Cooking for a crowd: 'Chili Lady' set for annual Cook-off fundraiser for Academy of Excellence

Tuesday, February 12, 2013
Teacher Ann Reed, a.k.a. the Chili Lady, makes the lion's share of chili for the Academy of Excellence annual Chili Cook-off, scheduled for Friday, Feb. 15 at the Inn of the Ozarks Conference Center.

EUREKA SPRINGS -- Being a student in Ann Reed's third and fourth grade class has its perks. Before Thanksgiving, she bakes pumpkin pies from her mother's recipe and shares them with students as well as friends and neighbors. And on the afternoon of the school's annual chili cook-off, her students get to taste-test her entry.

"I will take my class samples and see if it needs adjusting," she said.

Reed teaches at the Academy of Excellence, where she is the mainstay of the school's fundraiser, an annual Chili Cook-off. Each competitor makes 50 servings of their entry, but Reed makes 12 gallons, enough to serve 250, so there's enough to feed the crowd.

"I am the Chili Lady," she said.

The cook-off, on Feb. 15, started as a chili dinner in the school gym and turned into a community-wide event that draws 500-plus people. It is also dinner -- for $8, $5 for kids, everybody gets a bowl and spoon and goes around the room sampling the contest entries. Reed calls her entry School Chili.

"It's flavorful but not too spicy for kids or adults," she said.

With help, Reed used to make all the chili for the school dinner, using 60 pounds of ground beef. Now she uses 30 pounds to make three batches of chili in 18-quart roasters. She and a friend came up with the original recipe, she said, which she has tweaked during the years. But basically it's ground beef, pinto beans, tomatoes, onions, crushed garlic and Williams Chili Spice Mix.

"There's no recipe," she said. "It's by taste."

Reed, who grew up in Hearne, Texas, said she learned to cook in her early teens -- she helped get dinner started when her mother was in graduate school. Now she likes cooking all kinds of food -- Italian, Mexican, Asian. On the afternoon of the Chili Cook-off, she has a substitute take over her class and goes to work in the school kitchen. She enters her School Chili in the amateur competition/traditional category, and has won first place several times, as well as second and thirds.

"It depends on the judges," she said. "Some people like regular chili."

Other entries are super-spicy. Categories include vegetarian, chicken or turkey, verde (green) and "other."

"We've had elk, buffalo and deer," said Christy Thurman, the school office manager.

Reed said that cooking food and sharing it with others is a form of Christian action, a way of using a talent you have for the glory of God. And while there is no secret to making School Chili, she does add something she puts into everything she cooks.

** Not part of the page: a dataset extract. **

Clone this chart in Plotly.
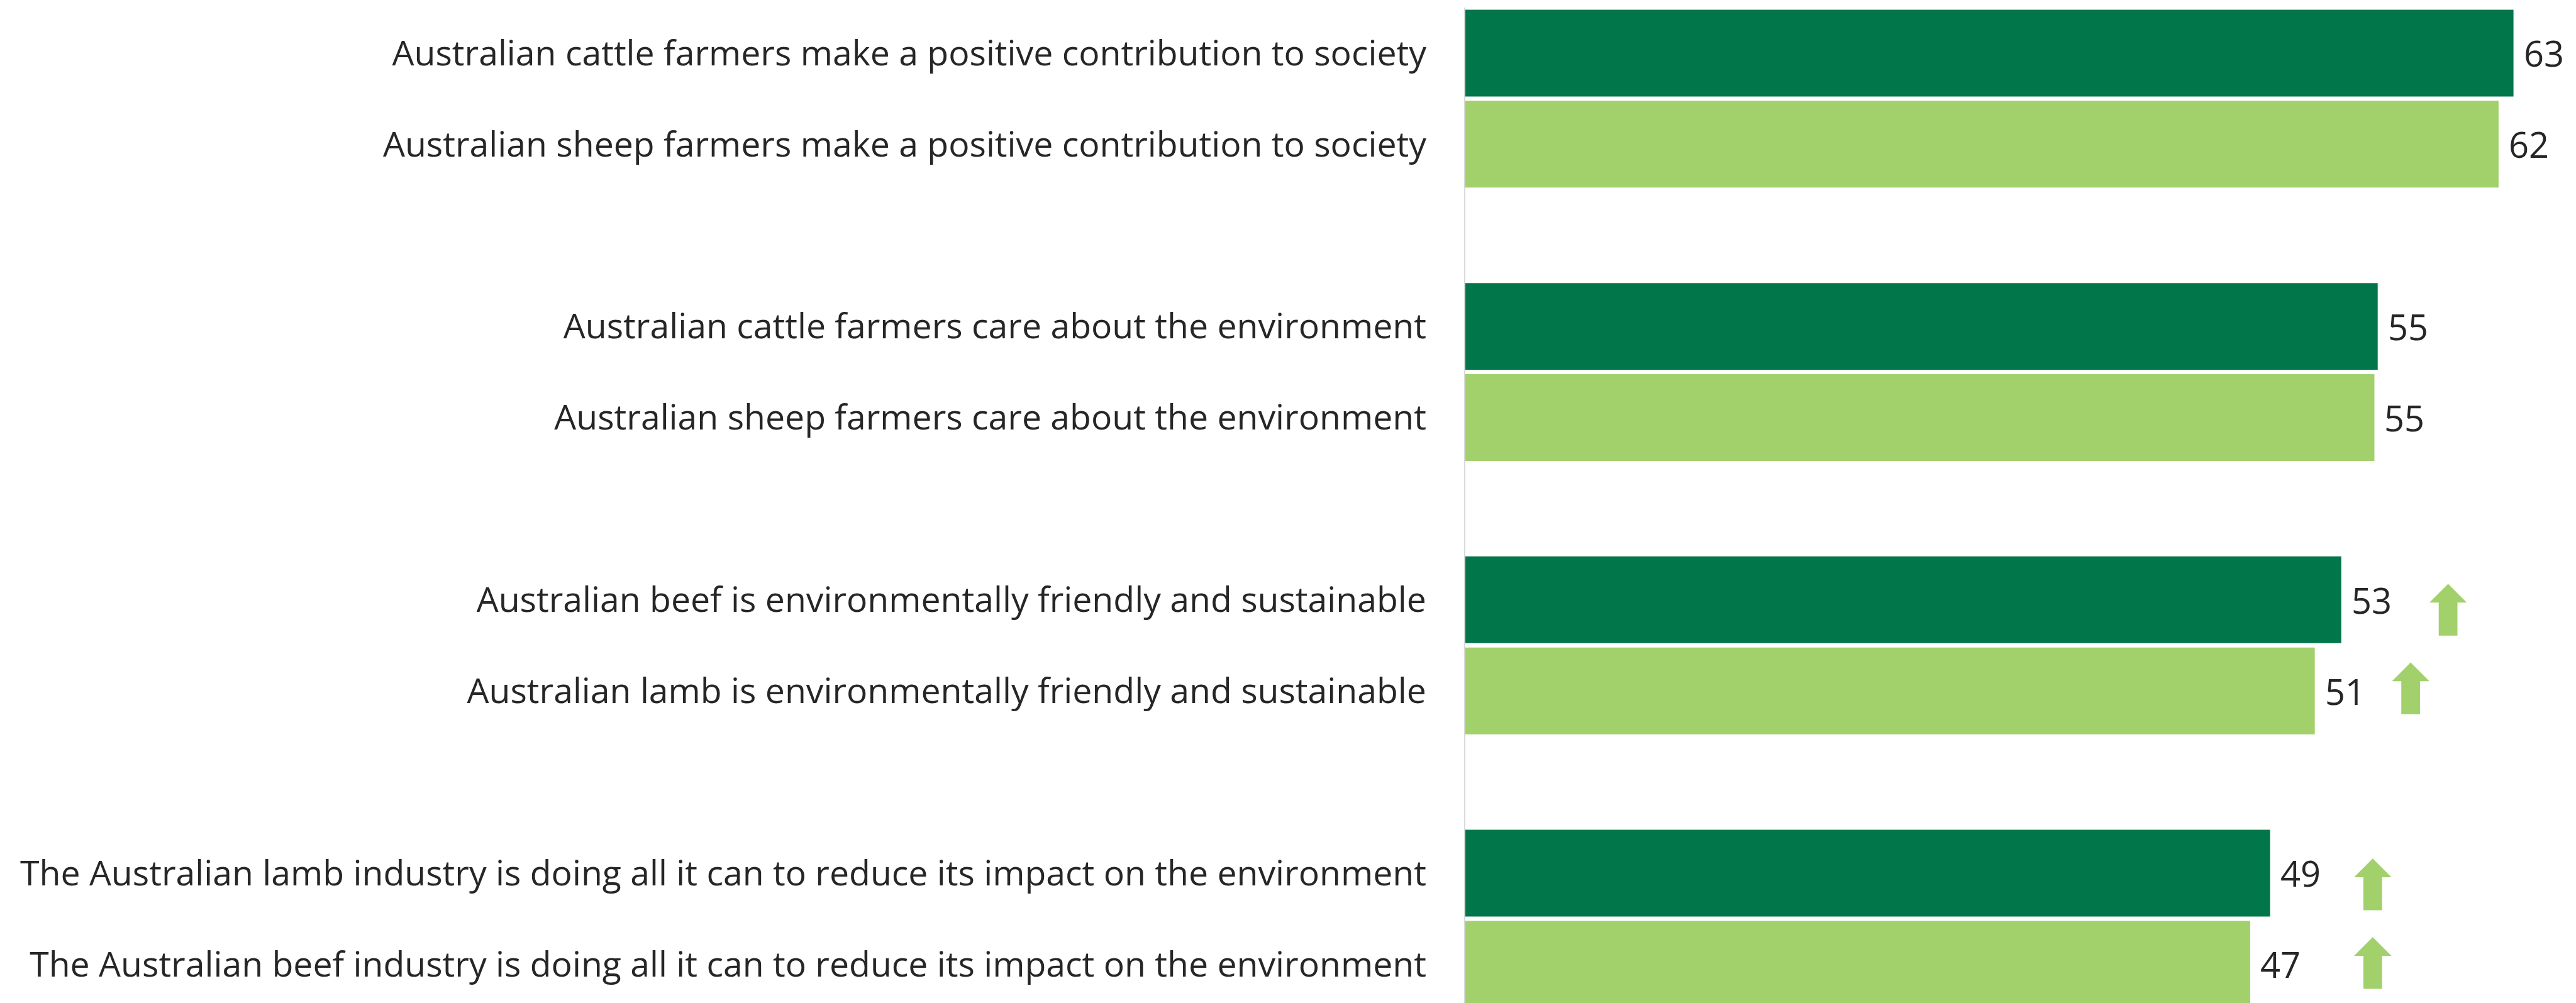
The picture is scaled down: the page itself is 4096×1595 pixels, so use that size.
import plotly.graph_objects as go

# ---- data ----
statements = [
    "Australian cattle farmers make a positive contribution to society",
    "Australian sheep farmers make a positive contribution to society",
    "Australian cattle farmers care about the environment",
    "Australian sheep farmers care about the environment",
    "Australian beef is environmentally friendly and sustainable",
    "Australian lamb is environmentally friendly and sustainable",
    "The Australian lamb industry is doing all it can to reduce its impact on the environment",
    "The Australian beef industry is doing all it can to reduce its impact on the environment",
]
scores = [63.3, 62.4, 55.1, 54.9, 52.9, 51.3, 48.6, 47.4]
series = ["dark", "light", "dark", "light", "dark", "light", "dark", "light"]
significant_increase = [False, False, False, False, True, True, True, True]

# ---- style / layout constants ----
S = 0.991
W, H = 4096, 1595
OFF = 8  # default page (body) margin of the html document
DARK = "#00764A"
LIGHT = "#A2D06A"
TEXT = "#262626"
FONT = "Open Sans"
LABEL_SIZE = 55.35
VALUE_SIZE = 56

# arrow placement (x in data units, vertical offset in px, + = down)
arrow_x = [None, None, None, None, 59.35, 57.09, 54.8, 54.8]
arrow_dy = [0, 0, 0, 0, 16, -4, 18, -2]

# category order with blank spacer rows between pairs
cat_order = []
for i, s in enumerate(statements):
    if i > 0 and i % 2 == 0:
        cat_order.append(" " * (i // 2))
    cat_order.append(s)

fig = go.Figure()
for key, col in (("dark", DARK), ("light", LIGHT)):
    xs = [v for v, k in zip(scores, series) if k == key]
    ys = [c for c, k in zip(statements, series) if k == key]
    fig.add_trace(go.Bar(
        x=xs, y=ys, orientation="h",
        marker=dict(color=col, line=dict(width=0)),
        showlegend=False, hoverinfo="x+y",
    ))

# value labels
for v, c in zip(scores, statements):
    fig.add_annotation(
        x=v, y=cat_order.index(c), xref="x", yref="y",
        text=f"{v:.0f}", showarrow=False, xanchor="left", yanchor="middle",
        xshift=14, font=dict(family=FONT, size=VALUE_SIZE, color=TEXT),
    )

# significance arrows (block arrows, sized in pixels)
shaft_w, head_w, head_h, total_h = 30 * S, 60 * S, 30 * S, 83 * S
for c, flag, ax_, dy in zip(statements, significant_increase, arrow_x, arrow_dy):
    if not flag:
        continue
    cy = -dy * S
    top = cy + total_h / 2
    bot = cy - total_h / 2
    hb = top - head_h
    sx, hx = shaft_w / 2, head_w / 2
    path = (f"M {-sx:.2f},{bot:.2f} L {sx:.2f},{bot:.2f} L {sx:.2f},{hb:.2f} "
            f"L {hx:.2f},{hb:.2f} L 0,{top:.2f} L {-hx:.2f},{hb:.2f} "
            f"L {-sx:.2f},{hb:.2f} Z")
    fig.add_shape(
        type="path", path=path, xref="x", yref="y",
        xsizemode="pixel", ysizemode="pixel",
        xanchor=ax_, yanchor=cat_order.index(c),
        fillcolor=LIGHT, line=dict(width=0), layer="above",
    )

pitch = 146.17 * S
top_m = 12.5 * S - OFF
bot_m = OFF
plot_h = H - top_m - bot_m
left_m = 2351 * S - OFF
right_m = OFF
px_per_unit = 26.57 * S

fig.update_layout(
    width=W, height=H,
    margin=dict(l=left_m, r=right_m, t=top_m, b=bot_m, pad=0, autoexpand=False),
    paper_bgcolor="white", plot_bgcolor="white",
    barmode="overlay", bargap=0.048,
    font=dict(family=FONT, color=TEXT),
    xaxis=dict(visible=False, range=[0, (W - left_m - right_m) / px_per_unit],
               fixedrange=True, automargin=False),
    yaxis=dict(
        type="category", categoryorder="array", categoryarray=cat_order,
        range=[-0.5 + plot_h / pitch, -0.5],
        showline=True, linecolor="#D9D9D9", linewidth=2,
        showgrid=False, zeroline=False, ticks="",
        ticklabelstandoff=49, automargin=False,
        tickfont=dict(family=FONT, size=LABEL_SIZE, color=TEXT),
        fixedrange=True,
    ),
)

fig.write_html("out.html")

"You've got to put a lot of love into your recipes," she said. "That's the secret. You've got to cook with love."

The 10th Annual Chili Cook-Off is Friday, Feb. 15, at the Best Western/Inn of the Ozarks Convention Center, behind the motel complex at 207 W. Van Buren, Eureka Springs.

Tickets are $8 for adults and $5 for kids 12 and under. Doors open at 5:30 p.m. Silent and live auctions include cedar Adirondack chairs, Branson show tickets, a 12,000-pound winch, spa packages and gift certificates.

Raffle prize is a 50-inch flat-screen TV. Entry fee for cook-off is $50 in professional and amateur divisions, with cash prizes for winners.